**Description of the task**
Start at the line that contains "Output the Python", stop at the line that contains "from matplotlib.patches import Patch", and repeat every line in that span, those two included, with no pictures.

**Data records**
---+---
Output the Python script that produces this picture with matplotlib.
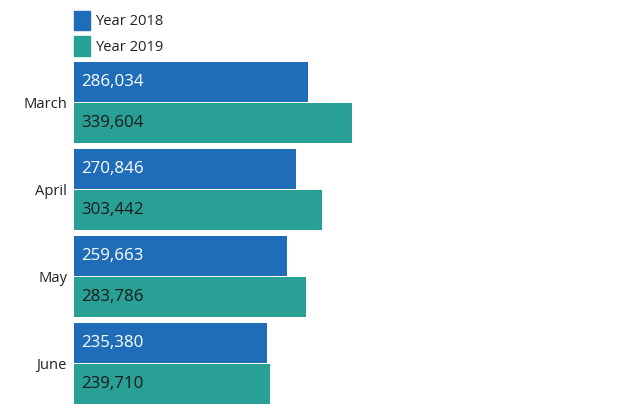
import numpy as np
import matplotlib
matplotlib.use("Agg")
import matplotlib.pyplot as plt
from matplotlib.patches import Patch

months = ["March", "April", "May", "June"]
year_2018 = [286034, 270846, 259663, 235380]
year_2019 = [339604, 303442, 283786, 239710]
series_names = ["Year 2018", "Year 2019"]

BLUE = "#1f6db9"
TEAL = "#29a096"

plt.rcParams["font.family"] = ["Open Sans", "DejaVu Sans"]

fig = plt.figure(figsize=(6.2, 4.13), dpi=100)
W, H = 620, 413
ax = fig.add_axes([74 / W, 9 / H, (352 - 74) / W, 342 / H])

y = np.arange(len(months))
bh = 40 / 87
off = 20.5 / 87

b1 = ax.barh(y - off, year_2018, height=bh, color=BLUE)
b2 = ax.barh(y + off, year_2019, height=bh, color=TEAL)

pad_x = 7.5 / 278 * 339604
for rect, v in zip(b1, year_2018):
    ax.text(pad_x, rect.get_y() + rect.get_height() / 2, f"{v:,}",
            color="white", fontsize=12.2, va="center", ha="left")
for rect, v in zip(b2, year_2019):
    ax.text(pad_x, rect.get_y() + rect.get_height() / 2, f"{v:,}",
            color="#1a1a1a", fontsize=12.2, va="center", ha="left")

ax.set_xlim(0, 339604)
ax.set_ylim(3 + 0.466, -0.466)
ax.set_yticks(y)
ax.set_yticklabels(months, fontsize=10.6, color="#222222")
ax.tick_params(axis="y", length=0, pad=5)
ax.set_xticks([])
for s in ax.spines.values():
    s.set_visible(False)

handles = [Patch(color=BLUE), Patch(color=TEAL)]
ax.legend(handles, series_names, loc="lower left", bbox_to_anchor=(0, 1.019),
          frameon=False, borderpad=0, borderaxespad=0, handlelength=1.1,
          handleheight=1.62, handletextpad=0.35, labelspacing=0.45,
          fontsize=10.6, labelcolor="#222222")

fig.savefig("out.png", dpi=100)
---+---
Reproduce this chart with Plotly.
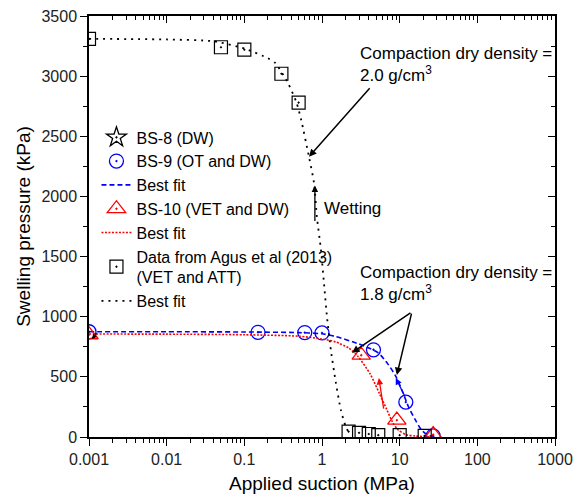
---+---
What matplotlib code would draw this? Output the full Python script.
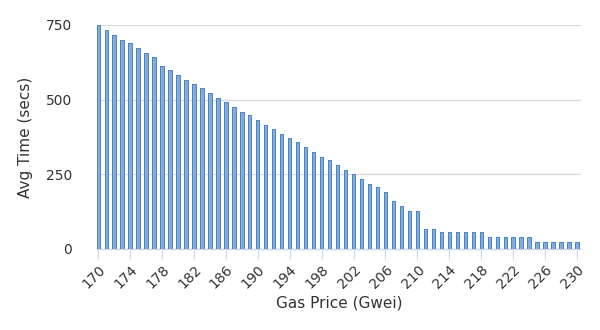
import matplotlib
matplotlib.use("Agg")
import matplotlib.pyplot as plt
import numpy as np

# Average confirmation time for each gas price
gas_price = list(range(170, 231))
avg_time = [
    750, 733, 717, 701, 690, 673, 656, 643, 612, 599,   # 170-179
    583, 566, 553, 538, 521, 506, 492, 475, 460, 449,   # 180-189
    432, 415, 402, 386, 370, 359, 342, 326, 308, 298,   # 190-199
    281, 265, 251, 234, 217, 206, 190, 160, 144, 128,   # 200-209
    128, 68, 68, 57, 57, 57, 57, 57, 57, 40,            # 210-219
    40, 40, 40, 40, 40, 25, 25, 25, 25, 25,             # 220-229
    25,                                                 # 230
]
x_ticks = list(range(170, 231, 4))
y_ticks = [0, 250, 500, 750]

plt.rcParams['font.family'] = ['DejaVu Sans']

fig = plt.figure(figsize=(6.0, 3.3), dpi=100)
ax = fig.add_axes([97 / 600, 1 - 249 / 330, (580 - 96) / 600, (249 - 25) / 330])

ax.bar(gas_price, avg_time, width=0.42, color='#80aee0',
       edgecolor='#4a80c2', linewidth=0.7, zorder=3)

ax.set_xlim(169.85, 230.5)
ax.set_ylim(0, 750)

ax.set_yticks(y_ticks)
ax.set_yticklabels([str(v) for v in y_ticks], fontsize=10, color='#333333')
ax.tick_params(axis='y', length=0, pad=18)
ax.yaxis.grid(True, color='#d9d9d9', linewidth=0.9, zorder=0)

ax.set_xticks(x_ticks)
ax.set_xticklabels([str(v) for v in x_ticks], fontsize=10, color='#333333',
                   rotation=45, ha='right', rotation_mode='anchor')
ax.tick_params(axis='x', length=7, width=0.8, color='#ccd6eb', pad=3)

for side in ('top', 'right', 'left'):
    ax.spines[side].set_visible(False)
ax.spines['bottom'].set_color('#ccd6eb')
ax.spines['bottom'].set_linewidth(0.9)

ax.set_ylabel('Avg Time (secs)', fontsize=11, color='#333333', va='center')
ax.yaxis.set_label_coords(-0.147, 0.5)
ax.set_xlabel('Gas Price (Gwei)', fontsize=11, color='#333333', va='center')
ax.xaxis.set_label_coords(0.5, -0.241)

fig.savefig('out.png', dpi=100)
---+---
**The solution**
Output the Python script that produces this picture with matplotlib.
import numpy as np
import matplotlib
matplotlib.use("Agg")
import matplotlib.pyplot as plt
from matplotlib.patches import Patch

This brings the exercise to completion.